Furthermore, the LED is a kind of point light source, and about 100 lm of light will be concentrated on an area of about 1 mm2, thus an intensity of the light will be up to about tens of millions nits. If a person looks it in the eye directly, and will create a strong glare, thus leaving a shadow in the field of vision, then the eyesight will be heavily impacted within a short time. Therefore, the domestic lights should be provided with an antidazzle bulb shell or other devices for dispersing light. In order to obtain a good feel for the light, a light diffusing layer of the antidazzle bulb shell needs to have a sufficient thickness, while this will also reduce the transmission efficiency of the bulb shell. Typically, this will lose about 15% of light.

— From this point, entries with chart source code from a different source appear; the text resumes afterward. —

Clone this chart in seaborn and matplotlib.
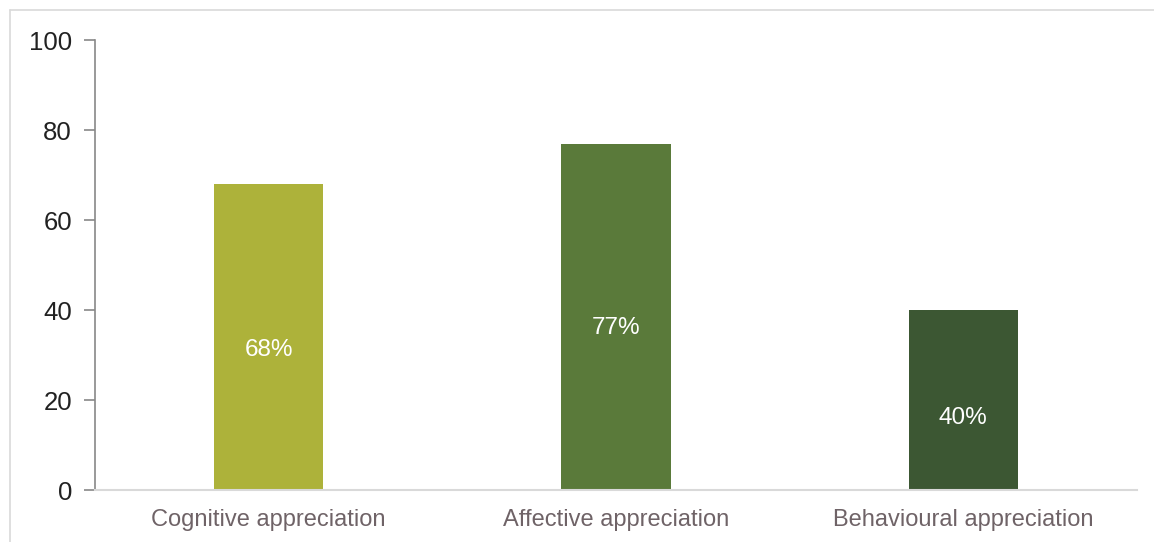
import matplotlib
matplotlib.use("Agg")
import matplotlib.pyplot as plt
import seaborn as sns
import pandas as pd
from matplotlib.lines import Line2D

categories = ["Cognitive appreciation", "Affective appreciation", "Behavioural appreciation"]
values = [68, 77, 40]
labels = ["68%", "77%", "40%"]
colors = ["#adb23a", "#5a7a3a", "#3c5733"]
yticks = [0, 20, 40, 60, 80, 100]

sns.set_theme(style="white")
plt.rcParams["font.family"] = ["Liberation Sans", "DejaVu Sans"]

fig = plt.figure(figsize=(11.54, 5.42), dpi=100)
ax = fig.add_axes([95/1154, 1-490/542, (1137-95)/1154, 450/542])

df = pd.DataFrame({"cat": categories, "val": values})
sns.barplot(data=df, x="cat", y="val", hue="cat", palette=colors, legend=False,
            width=0.315, ax=ax, saturation=1, linewidth=0)

ax.set_xlim(-0.5, 2.5)
ax.set_ylim(0, 100)
ax.set_yticks(yticks)
ax.set_yticklabels([str(t) for t in yticks], fontsize=18.5, color="#222222")
ax.tick_params(axis="y", direction="out", length=8, width=1.2, color="#888888", pad=8.5, left=True)
ax.tick_params(axis="x", length=0, pad=14, labelsize=17, labelcolor="#6f6367")
ax.set_xlabel("")
ax.set_ylabel("")
for s in ["top", "right"]:
    ax.spines[s].set_visible(False)
ax.spines["left"].set_color("#888888")
ax.spines["left"].set_linewidth(1.2)
ax.spines["bottom"].set_color("#d9d9d9")
ax.spines["bottom"].set_linewidth(1.5)

offsets = [-3.0, -2.5, -4.0]
for i, (v, lab) in enumerate(zip(values, labels)):
    ax.text(i, v/2 + offsets[i], lab, ha="center", va="center", color="white", fontsize=17.5)

# figure border (top and left)
fig.add_artist(Line2D([10/1154, 10/1154], [0, 1-10/542], transform=fig.transFigure, color="#d9d9d9", lw=1.2))
fig.add_artist(Line2D([10/1154, 1], [1-10/542, 1-10/542], transform=fig.transFigure, color="#d9d9d9", lw=1.2))

fig.savefig("out.png", dpi=100)
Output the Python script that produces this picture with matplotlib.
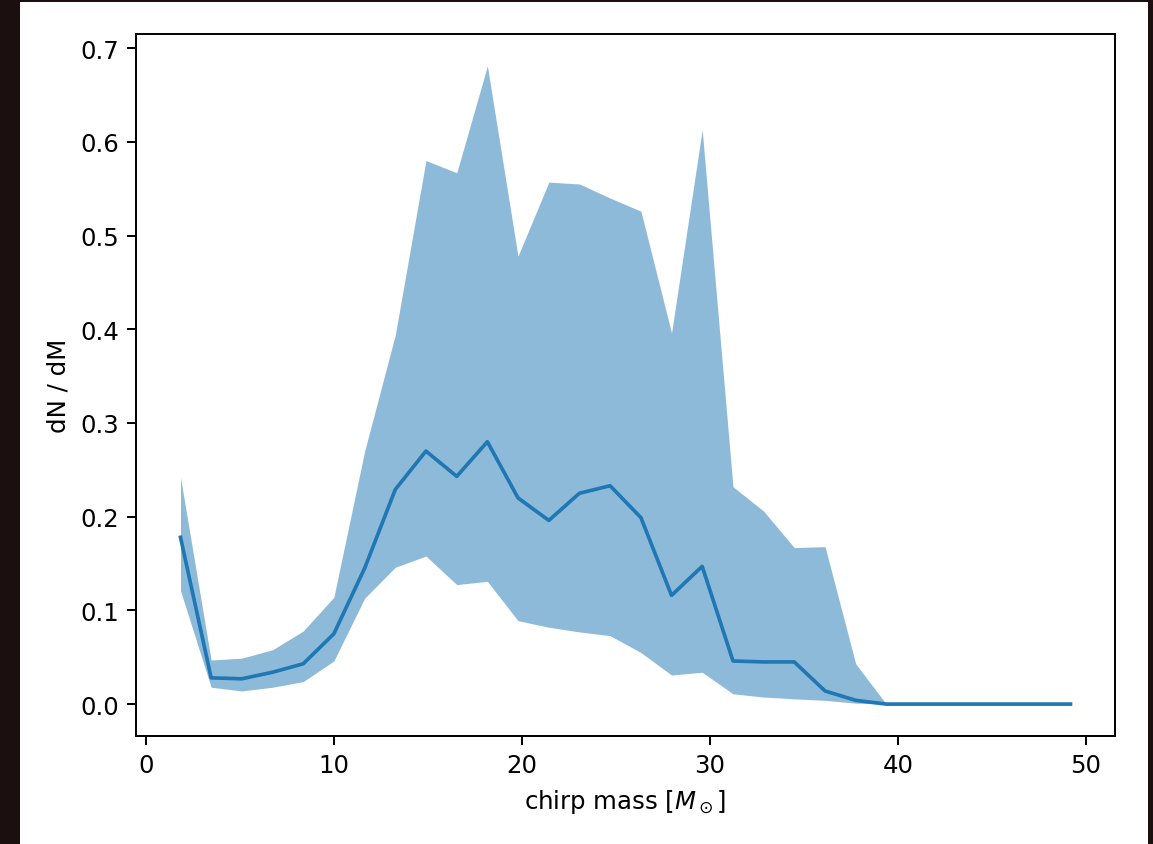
import matplotlib
matplotlib.use("Agg")
import matplotlib.pyplot as plt
from matplotlib.patches import Rectangle

# bin centres of chirp mass [M_sun]
mass = [1.82, 3.45, 5.08, 6.72, 8.35, 9.98, 11.62, 13.25, 14.88, 16.52,
        18.15, 19.78, 21.42, 23.05, 24.68, 26.32, 27.95, 29.58, 31.22, 32.85,
        34.48, 36.12, 37.75, 39.38, 41.02, 42.65, 44.28, 45.92, 47.55, 49.18]

median = [0.178, 0.028, 0.027, 0.034, 0.043, 0.075, 0.145, 0.229, 0.270, 0.243,
          0.280, 0.220, 0.196, 0.225, 0.233, 0.199, 0.116, 0.147, 0.046, 0.045,
          0.045, 0.014, 0.004, 0.0, 0.0, 0.0, 0.0, 0.0, 0.0, 0.0]

upper = [0.242, 0.047, 0.049, 0.058, 0.078, 0.114, 0.27, 0.394, 0.580, 0.567,
         0.681, 0.478, 0.557, 0.555, 0.540, 0.526, 0.396, 0.613, 0.232, 0.206,
         0.167, 0.168, 0.043, 0.0, 0.0, 0.0, 0.0, 0.0, 0.0, 0.0]

lower = [0.121, 0.018, 0.014, 0.018, 0.024, 0.046, 0.113, 0.146, 0.158, 0.1275,
         0.131, 0.089, 0.082, 0.077, 0.073, 0.055, 0.031, 0.034, 0.011, 0.0075,
         0.0056, 0.004, 0.001, 0.0, 0.0, 0.0, 0.0, 0.0, 0.0, 0.0]

S = 1.76  # scale factor relative to matplotlib defaults
plt.rcParams.update({
    "font.size": 10 * S,
    "axes.linewidth": 0.8 * S,
    "xtick.major.width": 0.8 * S,
    "ytick.major.width": 0.8 * S,
    "xtick.major.size": 3.5 * S,
    "ytick.major.size": 3.5 * S,
    "xtick.major.pad": 3.5 * S,
    "ytick.major.pad": 3.5 * S,
    "axes.labelpad": 4.0 * S,
})

W, H = 1153, 845
fig = plt.figure(figsize=(W / 100, H / 100), dpi=100)
fig.patch.set_facecolor("#1b0f0f")
fig.add_artist(Rectangle((20 / W, 0), (1148 - 20) / W, (845 - 3) / H,
                         transform=fig.transFigure, facecolor="white",
                         edgecolor="none", zorder=0))

ax = fig.add_axes([136 / W, 1 - 737 / H, (1115 - 136) / W, (737 - 35) / H])
ax.fill_between(mass, lower, upper, color="C0", alpha=0.5, linewidth=0)
ax.plot(mass, median, color="C0", linewidth=1.5 * S)

ax.set_xlabel(r"chirp mass [$M_\odot$]")
ax.set_ylabel("dN / dM")

fig.savefig("out.png", dpi=100, facecolor=fig.get_facecolor())
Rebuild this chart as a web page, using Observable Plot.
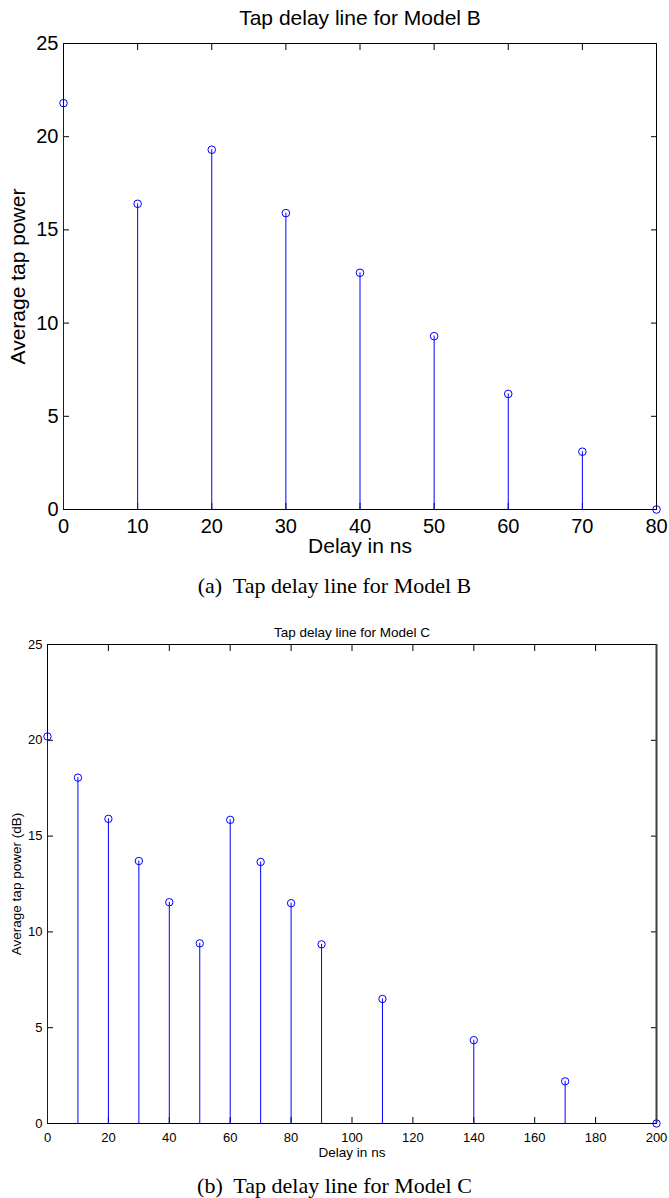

This in turn reduces the luminescent efficiency of the entire light.
Concerning the above, if the prior art LED light is intended to widely replace the incandescent lamp and the energy-saving fluorescent light, for general lighting, then the LED light shall have a further improved luminescent efficiency, significantly reduced cost, an elongated life time, and volume and weight close to those of the incandescent lamp.